Expected outcomes of the conference are:
- Shared understanding of:
- Effects of climate change and effectiveness of various CSA strategies, and CSA-based practices and tools for designing and implementing evidence-based policies and programs in Africa in the context of achieving Malabo goals.
- Actions needed to further advance the implementation of the CAADP agenda and ensure the achievement of its goals and objectives.
- Shared lessons and experiences on:
- Preparation and required next steps in completing the ongoing CAADP BR Process as well as critical success factors in promoting more comprehensive, inclusive, and robust JSR and BR modalities.
- The formulation of 2nd generation national agriculture and food security investment plans (NAFSIPs) and their compliance with Malabo themes and goals.
- The operation of country SAKSS platforms, to mobilize local centers of expertise to support technical analyses, review, and dialogue processes in support of CAADP implementation.
STRUCTURE OF THE CONFERENCE
Day 1, October 25: The morning will consist of side events taking place in parallel sessions. The side events will provide space for ReSAKSS partners and other stakeholders to share their research and other work as it relates to supporting evidence-based policy planning and implementation under the CAADP agenda. Topics for side events will also relate to the conference theme on climate-smart agriculture. The conference will be officially opened in the afternoon of Day 1, which will feature a high-level keynote address and high-level panel discussion on the conference theme.
Day 2, October 26: The day will focus on presentation and discussion of the different chapters of the 2016 ATOR.

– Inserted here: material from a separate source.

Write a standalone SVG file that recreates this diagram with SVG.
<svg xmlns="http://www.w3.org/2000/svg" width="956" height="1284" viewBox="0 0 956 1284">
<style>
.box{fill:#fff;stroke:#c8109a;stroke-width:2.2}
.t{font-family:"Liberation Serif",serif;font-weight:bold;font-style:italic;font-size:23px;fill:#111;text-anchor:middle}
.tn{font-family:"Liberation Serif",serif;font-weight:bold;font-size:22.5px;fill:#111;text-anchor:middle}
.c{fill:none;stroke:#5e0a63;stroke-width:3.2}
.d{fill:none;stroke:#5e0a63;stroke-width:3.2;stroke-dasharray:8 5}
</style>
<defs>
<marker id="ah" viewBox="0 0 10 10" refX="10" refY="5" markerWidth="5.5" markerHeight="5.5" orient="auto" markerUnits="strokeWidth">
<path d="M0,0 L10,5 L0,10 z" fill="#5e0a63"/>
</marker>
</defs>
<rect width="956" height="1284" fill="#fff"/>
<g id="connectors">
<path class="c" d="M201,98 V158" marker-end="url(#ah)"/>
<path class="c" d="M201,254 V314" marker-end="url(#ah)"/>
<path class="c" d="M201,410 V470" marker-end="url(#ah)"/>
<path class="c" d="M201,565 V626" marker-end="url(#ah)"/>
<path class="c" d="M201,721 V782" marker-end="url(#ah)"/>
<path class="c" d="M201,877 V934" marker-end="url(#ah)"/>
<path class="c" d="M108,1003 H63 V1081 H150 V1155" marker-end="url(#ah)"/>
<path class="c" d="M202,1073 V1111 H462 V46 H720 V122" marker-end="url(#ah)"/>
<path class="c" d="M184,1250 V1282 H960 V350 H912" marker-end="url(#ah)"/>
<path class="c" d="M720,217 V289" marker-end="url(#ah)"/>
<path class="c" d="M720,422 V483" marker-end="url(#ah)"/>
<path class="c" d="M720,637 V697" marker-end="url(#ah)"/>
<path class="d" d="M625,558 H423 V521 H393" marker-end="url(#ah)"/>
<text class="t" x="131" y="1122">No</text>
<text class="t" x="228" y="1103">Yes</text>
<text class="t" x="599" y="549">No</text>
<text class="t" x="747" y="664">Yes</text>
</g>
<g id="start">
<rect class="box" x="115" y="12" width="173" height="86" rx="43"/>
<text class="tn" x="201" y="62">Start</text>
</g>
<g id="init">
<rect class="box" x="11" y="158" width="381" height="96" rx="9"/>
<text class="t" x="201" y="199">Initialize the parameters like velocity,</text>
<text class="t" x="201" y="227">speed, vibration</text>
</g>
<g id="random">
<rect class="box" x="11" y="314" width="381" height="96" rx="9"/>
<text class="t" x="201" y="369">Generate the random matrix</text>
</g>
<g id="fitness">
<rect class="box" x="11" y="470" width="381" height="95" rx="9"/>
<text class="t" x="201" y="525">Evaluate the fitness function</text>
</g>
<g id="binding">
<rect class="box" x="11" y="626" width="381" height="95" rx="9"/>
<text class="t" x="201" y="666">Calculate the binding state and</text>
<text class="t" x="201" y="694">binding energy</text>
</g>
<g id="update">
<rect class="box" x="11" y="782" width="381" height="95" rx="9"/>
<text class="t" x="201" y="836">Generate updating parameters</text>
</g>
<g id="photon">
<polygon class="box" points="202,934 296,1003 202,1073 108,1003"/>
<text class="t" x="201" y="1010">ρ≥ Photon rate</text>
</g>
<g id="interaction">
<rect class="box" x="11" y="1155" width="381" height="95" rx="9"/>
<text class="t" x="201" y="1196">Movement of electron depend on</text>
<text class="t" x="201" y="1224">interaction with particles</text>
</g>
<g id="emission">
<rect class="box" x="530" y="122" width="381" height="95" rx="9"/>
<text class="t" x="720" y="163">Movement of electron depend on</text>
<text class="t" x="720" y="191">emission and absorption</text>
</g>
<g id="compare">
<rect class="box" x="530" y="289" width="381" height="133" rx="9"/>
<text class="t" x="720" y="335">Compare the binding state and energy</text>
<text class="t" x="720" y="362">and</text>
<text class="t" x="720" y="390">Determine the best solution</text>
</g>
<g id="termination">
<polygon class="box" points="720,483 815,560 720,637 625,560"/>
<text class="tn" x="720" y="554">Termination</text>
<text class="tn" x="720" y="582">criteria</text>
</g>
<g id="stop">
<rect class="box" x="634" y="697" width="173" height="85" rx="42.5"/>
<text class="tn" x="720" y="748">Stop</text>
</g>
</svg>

Day 3, October 27: The day will continue with presentations and discussions of the 2016 ATOR and then turn to ReSAKSS core activities of supporting evidence and outcome based policy planning and implementation under CAADP. It will include presentations and discussions of progress on and required actions for advancing the CAADP BR Process, formulation of NAFSIPs, and operationalizing country SAKSS governance structures and analytical networks.